Aun así, conviene recordar que la desigualdad es una preocupación tan típicamente socialista como superflua. Por ejemplo, las desigualdades han aumentado en China, porque los pobres "sólo" han aumentado sus rentas un 10% mientras que los ricos lo han hecho un 20%. ¿Significa esto que la situación ha empeorado? Todo lo contrario: la igualdad sólo puede alcanzarse cuando igualamos a toda la población en la miseria más absoluta. Y, sin duda, la búsqueda de la igualdad a través del Estado es una receta infalible para seguir siendo pobres.
Así mismo, todos aquellos que desprecien la renta per cápita como indicador del desarrollo económico seguramente apreciarán que Sala-i-Martin les ofrezca otros indicadores concluyentes: la esperanza de vida ha pasado de 60 a 67 años, la mortalidad infantil se ha reducido del 10 al 6%, la alfabetización se ha incrementado del 64 al 80%, y el acceso al agua potable ha aumentado desde el 25 al 85%. ¡Todo esto en tan solo 30 años!
Los socialistas ni siquiera tienen espacio para argumentar que la globalización no ha jugado un papel positivo en este proceso. Los países que se han globalizado durante el período 1980-2000, como ya habíamos anticipado teóricamente, han reducido su pobreza en 500 millones de personas; los que, por el contrario, se han replegado sobre sí mismos, cerrando sus fronteras y atacando el libre mercado, han incrementado el número de pobres en 80 millones.
De hecho, hoy en día la pobreza mundial se concentra fundamentalmente en África, cuando hace 40 años aquejaba sobre todo a los países asiáticos. Sin embargo, mientras estos últimos han levantado ligeramente el pie opresivo del Estado sobre los empresarios, África ha continuado atacando la propiedad privada con tanto o más ahínco. El resultado ha sido que mientras el resto del mundo ha reducido la cantidad de pobres, África los ha visto multiplicarse.
En definitiva, el camino para lograr el progreso económico es claro: capitalismo y propiedad privada. Las redistribuciones internacionales –como el 0’7% o la Tasa Tobin– sólo incrementan el intervencionismo estatista y, por tanto, la pobreza. Hemos de desmantelar los sistemas arancelarios y las subvenciones occidentales; los africanos son capaces de aprender a andar por sí solos si los europeos y sus caudillos políticos –alimentados por los europeos– se lo permiten.

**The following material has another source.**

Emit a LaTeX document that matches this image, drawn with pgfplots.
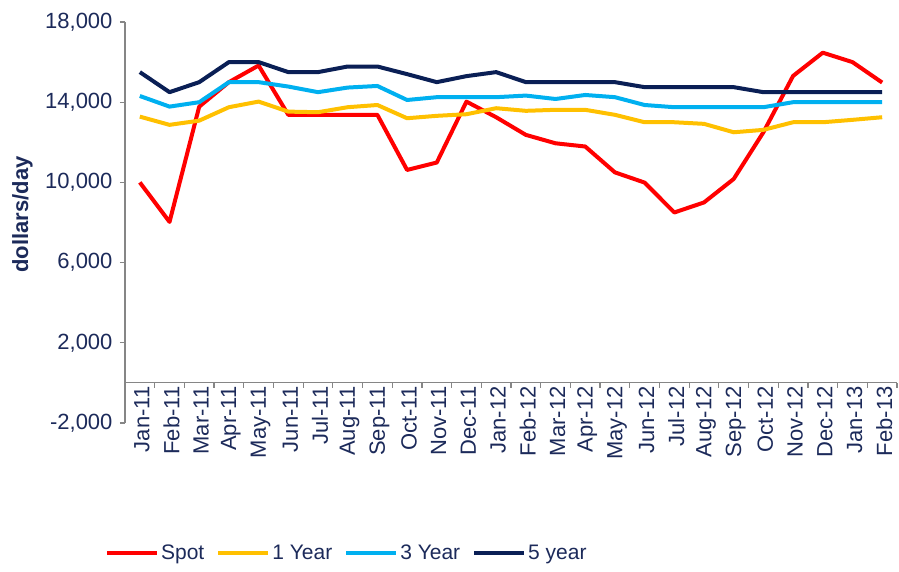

Por supuesto, los socialistas se oponen a que los africanos sean libres. Su finalidad no es reducir la pobreza, sino incrementarla para así poder azuzar las "contradicciones" internas del capitalismo, favorecer su ansiada "lucha de clases" y establecer finalmente su dictadura del proletariado.
Si Marx se equivocó acerca del rumbo del libre mercado, habrá que imponer la miseria mediante la planificación estatal; sólo así seguirá el poder en manos de políticos, burócratas y demás fauna estatal. Para el socialismo, los muertos, ya sea por inanición o por represión, nunca han supuesto un obstáculo a sus aspiraciones totalitarias.